I am using the black and white prophetic and evangelistic tendencies God has created me with more today than normal, I use them with caution, but I want those who call themselves Christians, please do more, please love more! Be as much like Jesus as possible more! Display love more! Be people of integrity more! Be people of your word more! Be real more! You may not realize it, but when you do more of these things, it is easier for people to accept the message you say you believe in because they see what is real, not fake. It is here that Gandhi’s quote will no longer be a cliché, it will become a falsehood. It is then the Christians who seem so unlike their Jesus, will in reality display to the world around them that Jesus lives. He does for me, I have never regretted turning my life over to him, he has been faithful, he has been real, I want what he has for me for those he has called me to love. I want him for my real friends; I want him for those I desire to have friendship with. I can only pray and hope that we all have that same desire. I have learned that my faith in Jesus has never let me down, his friendship has always been there, and his reality is the one constant in my life. It is because of my knowledge of this that I want to share with hurting, lonely people, yet it is also why I want those of us who represent him to do what we are supposed to do.
Now as to accountability, I am sorry if I have offended, that wasn’t my intent, but I want more than ever those who don’t know; don’t accept the person of Jesus to please get to know about Jesus. Don’t judge him by me or the actions of those who say they follow him. I ask you to judge Jesus by the actions of Jesus, his words, his life, his love. To those I have let down in the past, I am sorry; hold me accountable, I don’t want to be one of those who pretend they care. I want to be real; I want to be to you what I need, a friend, someone who cares, and someone who loves you for who you are and where you are at.
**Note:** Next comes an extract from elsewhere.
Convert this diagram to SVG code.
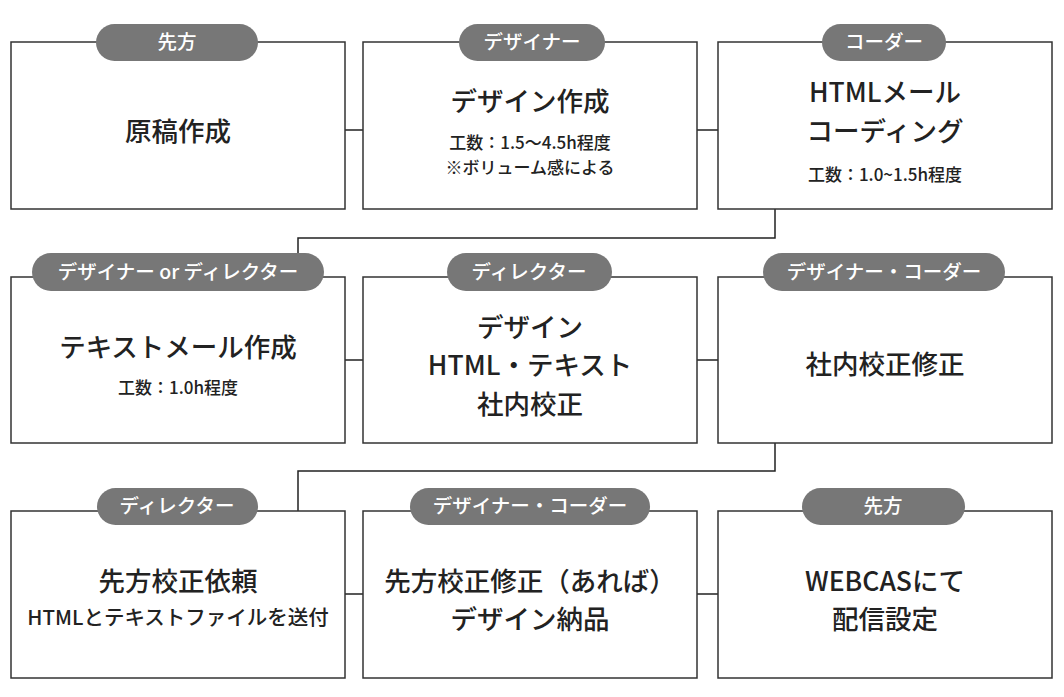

A few years ago when I started The Virtual Pew, I established as a part of our vision the need to reach one person a day. Not because we didn’t see value in far more than one person, but because we believe God really does see each person, loves each person individually. Each individual that is important to God should also be important to us. I hope, pray, and seek after God and those who follow him to remind me of that each day. It isn’t the followers of Jesus which get me down and discouraged, it is more often than not, those who say they follow Jesus, who say they are Christians and in reality find every reason in the world to not act like him. For the times I have done that, I am sorry, please hold me accountable. My faith and my God have done far too much for me to not take that responsibility seriously. I hope you understand.